RECORDED DATA —
(begin)

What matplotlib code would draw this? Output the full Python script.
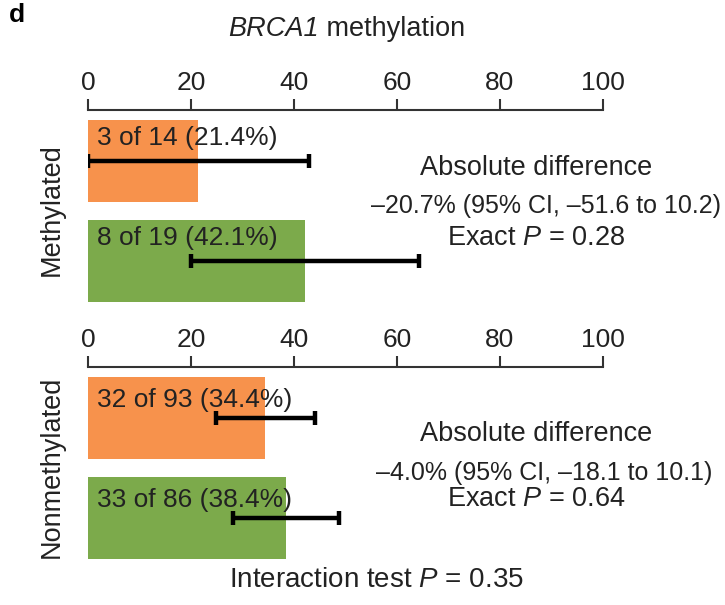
"""
BRCA1 methylation: response rates by arm, split by methylation status.
"""

import numpy as np
import matplotlib
matplotlib.use("Agg")
import matplotlib.pyplot as plt

plt.rcParams['font.family'] = ['Liberation Sans', 'DejaVu Sans']
plt.rcParams['mathtext.fontset'] = 'custom'
plt.rcParams['mathtext.it'] = 'Liberation Sans:italic'
plt.rcParams['mathtext.rm'] = 'Liberation Sans'

# responders / patients per arm (orange arm first, green arm second)
groups = ["Methylated", "Nonmethylated"]
responders = [[3, 8], [32, 33]]
totals = [[14, 19], [93, 86]]
rates = [[21.4, 42.1], [34.4, 38.4]]
ci_low = [[0.0, 20.0], [24.8, 28.1]]
ci_high = [[42.9, 64.3], [44.1, 48.7]]
differences = ["\u201320.7% (95% CI, \u201351.6 to 10.2)",
               "\u20134.0% (95% CI, \u201318.1 to 10.1)"]
p_values = ["0.28", "0.64"]
interaction_p = "0.35"
ticks = [0, 20, 40, 60, 80, 100]

arm_colors = ['#F7924C', '#7CAA4B']
TXT = '#222222'
FS = 19.5

fig = plt.figure(figsize=(7.25, 6.05), dpi=100)

# axes placement (figure fractions)
panels = [[0.1214, 0.488, 0.710, 0.330],
          [0.1214, 0.063, 0.710, 0.330]]
label_offset = [-0.23, -0.18]
note_y = [[0.722, 0.660, 0.607], [0.282, 0.219, 0.175]]
diff_x = [0.753, 0.750]

for i, grp in enumerate(groups):
    ax = fig.add_axes(panels[i])
    ypos = np.arange(2)
    ax.barh(ypos, rates[i], height=0.82, color=arm_colors, zorder=1)
    for j in range(2):
        ax.plot([ci_low[i][j], ci_high[i][j]], [ypos[j], ypos[j]],
                color='black', lw=3.2, zorder=3, solid_capstyle='butt')
        for xe in (ci_low[i][j], ci_high[i][j]):
            ax.plot([xe, xe], [ypos[j] - 0.07, ypos[j] + 0.07],
                    color='black', lw=3.2, zorder=3, solid_capstyle='butt')
        ax.text(1.8, ypos[j] + label_offset[i],
                f"{responders[i][j]} of {totals[i][j]} ({rates[i][j]:.1f}%)",
                fontsize=19, color=TXT, va='center', ha='left', zorder=4)

    ax.set_xlim(0, 100)
    ax.set_ylim(1.49, -0.51)
    ax.xaxis.tick_top()
    ax.set_xticks(ticks)
    ax.set_xticklabels([str(t) for t in ticks], fontsize=19, color=TXT)
    ax.tick_params(axis='x', length=8, width=1.5, pad=3, color='#333333')
    ax.set_yticks([])
    for side in ['left', 'right', 'bottom']:
        ax.spines[side].set_visible(False)
    ax.spines['top'].set_linewidth(1.5)
    ax.spines['top'].set_color('#333333')
    ax.set_ylabel(grp, fontsize=FS, color=TXT, labelpad=17)

    fig.text(0.739, note_y[i][0], "Absolute difference", fontsize=FS,
             ha='center', va='center', color=TXT)
    fig.text(diff_x[i], note_y[i][1], differences[i], fontsize=18,
             ha='center', va='center', color=TXT)
    fig.text(0.739, note_y[i][2], r"Exact $P$ = " + p_values[i], fontsize=FS,
             ha='center', va='center', color=TXT)

# title: italic gene name followed by upright text
gene = fig.text(0.3145, 0.952, "BRCA1", fontsize=FS, style='italic',
                ha='left', va='center', color=TXT)
plt.annotate(" methylation", xy=(1.0, 0.5), xycoords=gene, fontsize=FS,
             ha='left', va='center', color=TXT, annotation_clip=False)

fig.text(0.519, 0.041, r"Interaction test $P$ = " + interaction_p, fontsize=20,
         ha='center', va='center', color=TXT)
fig.text(0.012, 0.975, "d", fontsize=19, fontweight='bold',
         ha='left', va='center')

fig.savefig("out.png", dpi=100)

(end)

TASK DETAILS — Go from the first line of the listing to the line holding "plt.rcParams['mathtext.rm'] = 'Liberation" and, please, transcribe those lines exactly, both included, with no pictures.

TASK ANSWER —
What matplotlib code would draw this? Output the full Python script.
"""
BRCA1 methylation: response rates by arm, split by methylation status.
"""

import numpy as np
import matplotlib
matplotlib.use("Agg")
import matplotlib.pyplot as plt

plt.rcParams['font.family'] = ['Liberation Sans', 'DejaVu Sans']
plt.rcParams['mathtext.fontset'] = 'custom'
plt.rcParams['mathtext.it'] = 'Liberation Sans:italic'
plt.rcParams['mathtext.rm'] = 'Liberation Sans'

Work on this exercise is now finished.